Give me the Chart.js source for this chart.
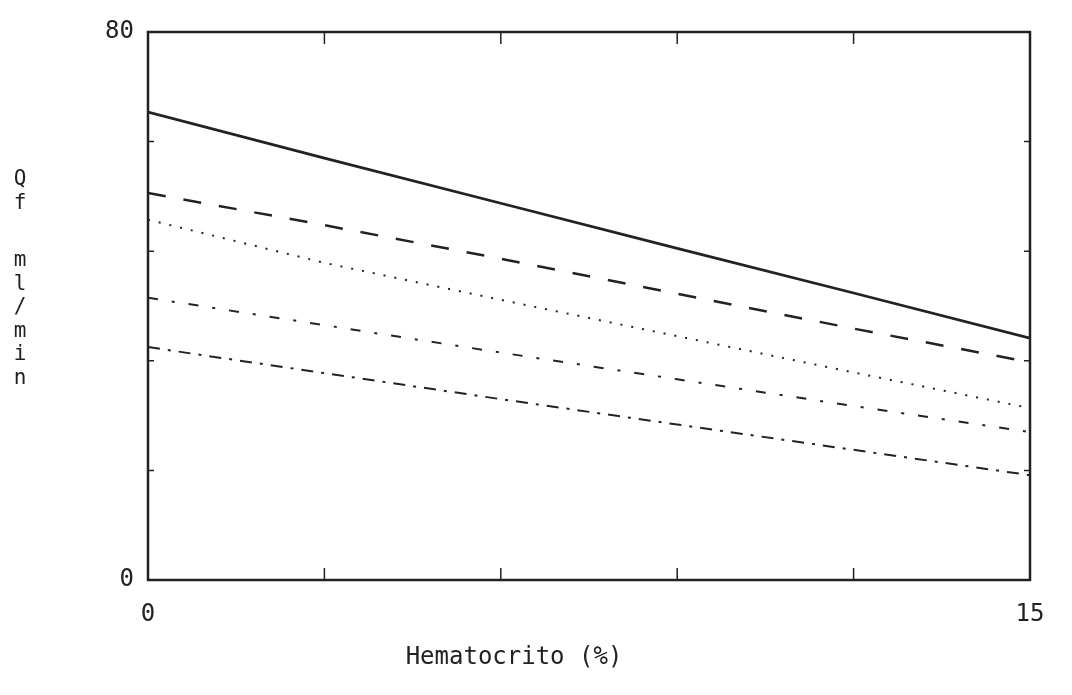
<!DOCTYPE html>
<html>
<head>
<meta charset="utf-8">
<script src="https://cdn.jsdelivr.net/npm/chart.js@4"></script>
<style>
  body { margin: 0; background: #fff; }
  #wrap { width: 1072px; height: 695px; }
</style>
</head>
<body>
<div id="wrap"><canvas id="qfChart"></canvas></div>
<script>
// Hematocrit values (x) and Qf readings (y) per curve
const hematocrito = [0, 3, 6, 9, 12, 15];
const curveSolid = [68.3, 61.6, 55.0, 48.4, 41.9, 35.3];
const curveDashed = [56.5, 51.8, 46.9, 41.8, 36.7, 31.8];
const curveDotted = [52.6, 46.3, 40.9, 35.6, 30.3, 25.1];
const curveDashDot1 = [41.2, 37.2, 33.2, 29.3, 25.4, 21.6];
const curveDashDot2 = [34.0, 30.2, 26.4, 22.7, 19.0, 15.3];

const xTicksShown = [0, 15];
const yTicksShown = [0, 80];
const xTitle = "Hematocrito (%)";
const yTitleChars = ["Q", "f", "", "m", "l", "/", "m", "i", "n"];

const ink = "#222";
const font = "DejaVu Sans Mono";

function pts(ys) {
  return hematocrito.map((x, i) => ({ x: x, y: ys[i] }));
}

function lineSet(ys, dash, width) {
  return {
    data: pts(ys),
    borderColor: ink,
    borderWidth: width,
    borderDash: dash,
    pointRadius: 0,
    fill: false,
    tension: 0
  };
}

// Frame, inward tick marks and the titles
const framePlugin = {
  id: "frame",
  afterDraw(chart) {
    const ctx = chart.ctx;
    const a = chart.chartArea;
    const xs = chart.scales.x, ys = chart.scales.y;
    ctx.save();
    ctx.strokeStyle = ink;
    ctx.lineWidth = 2.5;
    ctx.strokeRect(a.left, a.top, a.right - a.left, a.bottom - a.top);
    ctx.lineWidth = 1.5;
    xs.ticks.forEach(t => {
      const px = xs.getPixelForValue(t.value);
      ctx.beginPath();
      ctx.moveTo(px, a.bottom); ctx.lineTo(px, a.bottom - 12);
      ctx.moveTo(px, a.top); ctx.lineTo(px, a.top + 12);
      ctx.stroke();
    });
    ys.ticks.forEach(t => {
      const py = ys.getPixelForValue(t.value);
      ctx.beginPath();
      ctx.moveTo(a.left, py); ctx.lineTo(a.left + 6, py);
      ctx.moveTo(a.right, py); ctx.lineTo(a.right - 6, py);
      ctx.stroke();
    });
    ctx.fillStyle = ink;
    ctx.font = "24px '" + font + "'";
    ctx.textAlign = "center";
    ctx.textBaseline = "middle";
    ctx.fillText(xTitle, (a.left + a.right) / 2 - 75, 658);
    ctx.font = "21px '" + font + "'";
    let y = 180;
    yTitleChars.forEach(c => {
      if (c) ctx.fillText(c, 20, y);
      y += c ? 23.5 : 34;
    });
    ctx.restore();
  }
};

new Chart(document.getElementById("qfChart"), {
  type: "line",
  data: {
    datasets: [
      lineSet(curveSolid, [], 2.8),
      lineSet(curveDashed, [18, 18], 2.5),
      lineSet(curveDotted, [2, 9], 2),
      lineSet(curveDashDot1, [10, 14, 3, 14], 2),
      lineSet(curveDashDot2, [12, 8, 3, 8], 2)
    ]
  },
  options: {
    responsive: true,
    maintainAspectRatio: false,
    animation: false,
    layout: { padding: { top: 32, right: 42, left: 0, bottom: 0 } },
    plugins: { legend: { display: false }, tooltip: { enabled: false } },
    scales: {
      x: {
        type: "linear",
        min: 0,
        max: 15,
        afterFit: s => { s.height = 115; },
        grid: { display: false },
        border: { display: false },
        ticks: {
          stepSize: 3,
          color: ink,
          padding: 12,
          font: { family: font, size: 24 },
          callback: v => xTicksShown.includes(v) ? String(v) : ""
        }
      },
      y: {
        min: 0,
        max: 80,
        afterFit: s => { s.width = 148; },
        grid: { display: false },
        border: { display: false },
        ticks: {
          stepSize: 16,
          color: ink,
          padding: 6,
          font: { family: font, size: 24 },
          callback: v => yTicksShown.includes(v) ? String(v) : ""
        }
      }
    }
  },
  plugins: [framePlugin]
});
</script>
</body>
</html>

★ ★ ★ ★

Task brief:
Word for word, quote the lines above. Omit the pictures.

Written reply:
Give me the Chart.js source for this chart.
<!DOCTYPE html>
<html>
<head>
<meta charset="utf-8">
<script src="https://cdn.jsdelivr.net/npm/chart.js@4"></script>
<style>
  body { margin: 0; background: #fff; }
  #wrap { width: 1072px; height: 695px; }
</style>
</head>
<body>
<div id="wrap"><canvas id="qfChart"></canvas></div>
<script>
// Hematocrit values (x) and Qf readings (y) per curve
const hematocrito = [0, 3, 6, 9, 12, 15];
const curveSolid = [68.3, 61.6, 55.0, 48.4, 41.9, 35.3];
const curveDashed = [56.5, 51.8, 46.9, 41.8, 36.7, 31.8];
const curveDotted = [52.6, 46.3, 40.9, 35.6, 30.3, 25.1];
const curveDashDot1 = [41.2, 37.2, 33.2, 29.3, 25.4, 21.6];
const curveDashDot2 = [34.0, 30.2, 26.4, 22.7, 19.0, 15.3];

const xTicksShown = [0, 15];
const yTicksShown = [0, 80];
const xTitle = "Hematocrito (%)";
const yTitleChars = ["Q", "f", "", "m", "l", "/", "m", "i", "n"];

const ink = "#222";
const font = "DejaVu Sans Mono";

function pts(ys) {
  return hematocrito.map((x, i) => ({ x: x, y: ys[i] }));
}

function lineSet(ys, dash, width) {
  return {
    data: pts(ys),
    borderColor: ink,
    borderWidth: width,
    borderDash: dash,
    pointRadius: 0,
    fill: false,
    tension: 0
  };
}

// Frame, inward tick marks and the titles
const framePlugin = {
  id: "frame",
  afterDraw(chart) {
    const ctx = chart.ctx;
    const a = chart.chartArea;
    const xs = chart.scales.x, ys = chart.scales.y;
    ctx.save();
    ctx.strokeStyle = ink;
    ctx.lineWidth = 2.5;
    ctx.strokeRect(a.left, a.top, a.right - a.left, a.bottom - a.top);
    ctx.lineWidth = 1.5;
    xs.ticks.forEach(t => {
      const px = xs.getPixelForValue(t.value);
      ctx.beginPath();
      ctx.moveTo(px, a.bottom); ctx.lineTo(px, a.bottom - 12);
      ctx.moveTo(px, a.top); ctx.lineTo(px, a.top + 12);
      ctx.stroke();
    });
    ys.ticks.forEach(t => {
      const py = ys.getPixelForValue(t.value);
      ctx.beginPath();
      ctx.moveTo(a.left, py); ctx.lineTo(a.left + 6, py);
      ctx.moveTo(a.right, py); ctx.lineTo(a.right - 6, py);
      ctx.stroke();
    });
    ctx.fillStyle = ink;
    ctx.font = "24px '" + font + "'";
    ctx.textAlign = "center";
    ctx.textBaseline = "middle";
    ctx.fillText(xTitle, (a.left + a.right) / 2 - 75, 658);
    ctx.font = "21px '" + font + "'";
    let y = 180;
    yTitleChars.forEach(c => {
      if (c) ctx.fillText(c, 20, y);
      y += c ? 23.5 : 34;
    });
    ctx.restore();
  }
};

new Chart(document.getElementById("qfChart"), {
  type: "line",
  data: {
    datasets: [
      lineSet(curveSolid, [], 2.8),
      lineSet(curveDashed, [18, 18], 2.5),
      lineSet(curveDotted, [2, 9], 2),
      lineSet(curveDashDot1, [10, 14, 3, 14], 2),
      lineSet(curveDashDot2, [12, 8, 3, 8], 2)
    ]
  },
  options: {
    responsive: true,
    maintainAspectRatio: false,
    animation: false,
    layout: { padding: { top: 32, right: 42, left: 0, bottom: 0 } },
    plugins: { legend: { display: false }, tooltip: { enabled: false } },
    scales: {
      x: {
        type: "linear",
        min: 0,
        max: 15,
        afterFit: s => { s.height = 115; },
        grid: { display: false },
        border: { display: false },
        ticks: {
          stepSize: 3,
          color: ink,
          padding: 12,
          font: { family: font, size: 24 },
          callback: v => xTicksShown.includes(v) ? String(v) : ""
        }
      },
      y: {
        min: 0,
        max: 80,
        afterFit: s => { s.width = 148; },
        grid: { display: false },
        border: { display: false },
        ticks: {
          stepSize: 16,
          color: ink,
          padding: 6,
          font: { family: font, size: 24 },
          callback: v => yTicksShown.includes(v) ? String(v) : ""
        }
      }
    }
  },
  plugins: [framePlugin]
});
</script>
</body>
</html>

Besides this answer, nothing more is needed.